Mr. Smedley notes that Millrock’s presentation kit to investors listed eight comparable companies that are “project generators.” Two have already been taken over by larger firms.

But among the other names, he informs the readers of Investor's Digest of Canada, he found five with intriguing prospects.

Management makes the difference

Eurasian Minerals (TSX-EMX) has strong front office credentials, he observes, people with backgrounds at Newmont Mining and senior copper firm Phelps Dodge. In this business, management makes the difference.

Eurasian has gold and copper projects in six countries and joint ventures with such giants as Newmont (no surprise) and Freeport-McRohan (the copper behemoth that absorbed Phelps Dodge).

The shares, which were below $1.70 in the summer, rose to $3.88 in January and now trade at $3.16.
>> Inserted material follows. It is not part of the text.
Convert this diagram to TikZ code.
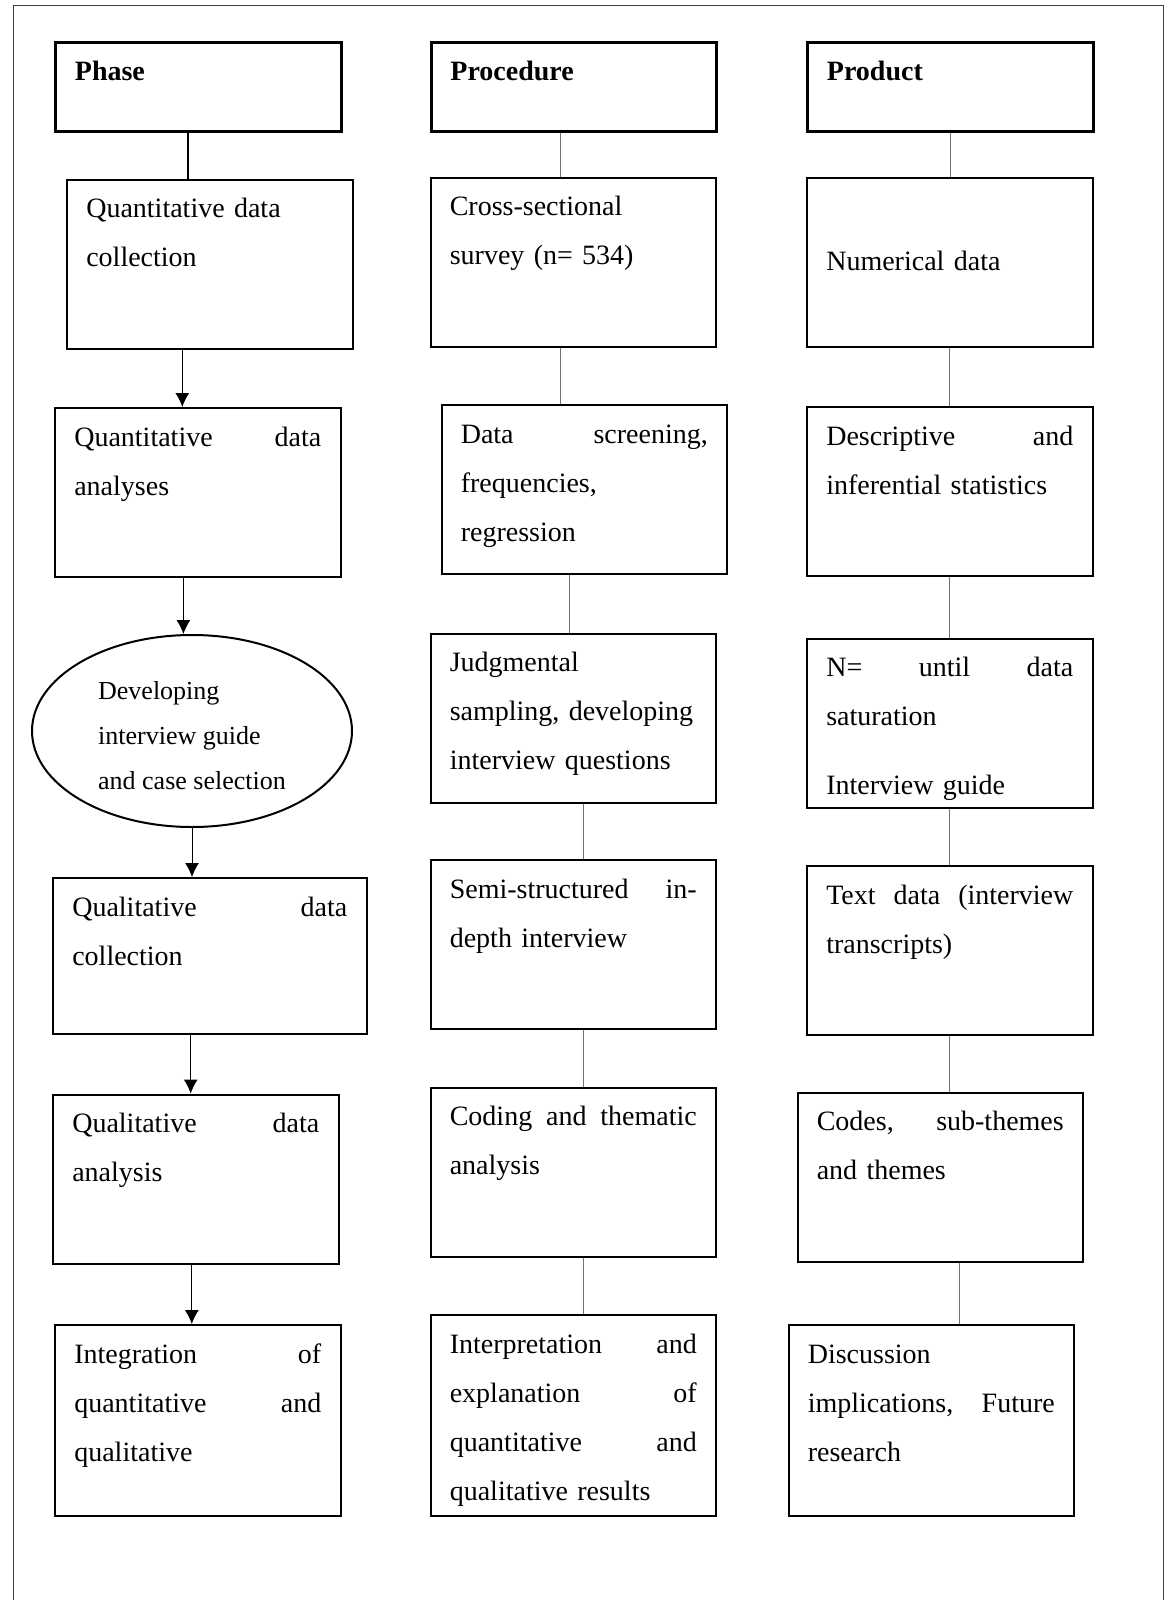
\documentclass[tikz,border=0pt]{standalone}
\usepackage{fontspec}
\setmainfont{Liberation Serif}
\usetikzlibrary{shapes.geometric, arrows.meta}
\newcommand{\cellfont}{\fontsize{14}{24.5}\selectfont}
\newcommand{\ovalfont}{\fontsize{13}{22.5}\selectfont}
\tikzstyle{cell} = [draw, line width=1pt, anchor=north west, text width=123.5pt, inner xsep=9.65pt, inner ysep=9pt, text height=10pt, text depth=56.5pt, font=\cellfont]
\tikzstyle{headcell} = [cell, line width=1.6pt, text depth=16.5pt, font=\cellfont\bfseries]
\tikzstyle{oval} = [draw, ellipse, line width=1pt, inner sep=1pt, minimum width=160pt, minimum height=96pt, align=left, text height=61pt, text depth=3pt, font=\ovalfont]
\tikzstyle{flow} = [line width=0.5pt, -{Latex[length=7pt,width=7pt]}]
\tikzstyle{link} = [line width=0.5pt, black!55]

\begin{document}
\begin{tikzpicture}[x=0.5pt,y=-0.5pt]

	\useasboundingbox (0,0) rectangle (1167,1600);
	\draw[line width=0.5pt, black!75] (13,1600) -- (13,6) -- (1163,6) -- (1163,1600);

	\node[headcell](phase) at (54,41) {Phase};
	\node[headcell](proc) at (429.5,41) {Procedure};
	\node[headcell](prod) at (806,41) {Product};

	\node[cell](qdc) at (66,178.5) {Quantitative data\\collection};
	\node[cell](survey) at (429.5,176.5) {Cross-sectional\\survey (n= 534)};
	\node[cell](numdata) at (806,176.5) {\mbox{}\\[3pt]Numerical data};

	\node[cell](qda) at (54,407) {Quantitative\hfill data\\analyses};
	\node[cell](screen) at (440.5,404) {Data\hfill screening,\\frequencies,\\regression};
	\node[cell](stats) at (806,406) {Descriptive\hfill and\\inferential statistics};

	\node[oval](guide) at (192,731) {Developing\\interview guide\\and case selection};
	\node[cell](sampling) at (429.5,632.5) {Judgmental\\sampling, developing\\interview questions};
	\node[cell](saturation) at (806,637.5) {N=\hfill until\hfill data\\saturation\\[10pt]Interview guide};

	\node[cell,text width=137.5pt,text depth=50pt](qlc) at (52,877) {Qualitative\hfill data\hspace*{14pt}\\collection};
	\node[cell](interview) at (429.5,859) {Semi-structured\hfill in-\\depth interview};
	\node[cell](transcripts) at (806,865) {Text\hfill data\hfill (interview\\transcripts)};

	\node[cell](qla) at (52,1093.5) {Qualitative\hfill data\\analysis};
	\node[cell](coding) at (429.5,1086.5) {Coding\hfill and\hfill thematic\\analysis};
	\node[cell](themes) at (796.5,1091.5) {Codes,\hfill sub-themes\\and themes};

	\node[cell,text depth=67.5pt](integration) at (54,1324) {Integration\hfill of\\quantitative\hfill and\\qualitative};
	\node[cell,text depth=72.5pt](interpret) at (429.5,1314) {Interpretation\hfill and\\explanation\hfill of\\quantitative\hfill and\\qualitative results};
	\node[cell,text depth=67.5pt](discussion) at (787.5,1324) {Discussion\\implications,\hfill Future\\research};

	\draw[line width=1pt] ([xshift=-5pt]phase.south) -- ([xshift=-5pt]phase.south |- qdc.north);
	\draw[flow] ([xshift=-13.75pt]qdc.south) -- ([xshift=-13.75pt]qdc.south |- qda.north);
	\draw[flow] ([xshift=-7.2pt]qda.south) -- ([xshift=-7.2pt]qda.south |- guide.north);
	\draw[flow] (guide.south) -- (guide.south |- qlc.north);
	\draw[flow] ([xshift=-9.55pt]qlc.south) -- ([xshift=-9.55pt]qlc.south |- qla.north);
	\draw[flow] ([xshift=-2pt]qla.south) -- ([xshift=-2pt]qla.south |- integration.north);

	\draw[link] ([xshift=-6.65pt]proc.south) -- ([xshift=-6.65pt]proc.south |- survey.north);
	\draw[link] ([xshift=-6.65pt]survey.south) -- ([xshift=-6.65pt]survey.south |- screen.north);
	\draw[link] ([xshift=-7.65pt]screen.south) -- ([xshift=-7.65pt]screen.south |- sampling.north);
	\draw[link] ([xshift=5.1pt]sampling.south) -- ([xshift=5.1pt]sampling.south |- interview.north);
	\draw[link] ([xshift=5.1pt]interview.south) -- ([xshift=5.1pt]interview.south |- coding.north);
	\draw[link] ([xshift=5.1pt]coding.south) -- ([xshift=5.1pt]coding.south |- interpret.north);

	\draw[link] (prod.south) -- (prod.south |- numdata.north);
	\draw[link] (numdata.south) -- (numdata.south |- stats.north);
	\draw[link] (stats.south) -- (stats.south |- saturation.north);
	\draw[link] (saturation.south) -- (saturation.south |- transcripts.north);
	\draw[link] (transcripts.south) -- (transcripts.south |- themes.north);
	\draw[link] ([xshift=9.7pt]themes.south) -- ([xshift=9.7pt]themes.south |- discussion.north);

\end{tikzpicture}
\end{document}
Two more stocks in the same vein are Virginia Mines Inc. (TSX-VGQ), which works with Goldcorp, among others, and Almaden Minerals (TSX-AMM), which has six gold and copper projects on the go.

Virginia trades at $9.50, close to its 52-week high, and Almaden, which reached $5.25 in December, is now at $3.85.

There is even a company that has executed a spin-off. Sandstorm Gold (TSX/V-SSL) is run by the former CFO of Silver Wheaton, a noted seller of silver “streams” from mines around the world. So Sandstorm is negotiating gold streams. The stock is not far off its 52-week high at $0.92.

It has spun out Sandstorm Metals & Energy Ltd. (TSX/V-SND), which has begun life with six coal streams. It has several small partners and backing from National Bank of Canada. Up above a dollar in January, this stock is now at $0.62.

You won’t find any dividends with these stocks and you probably won’t get much sleep if you’re counting on just one of them to make you rich.

But this analyst insists that the route to a ten-bagger leads through a basket of the up-and-coming firms that are putting their money where the mines are.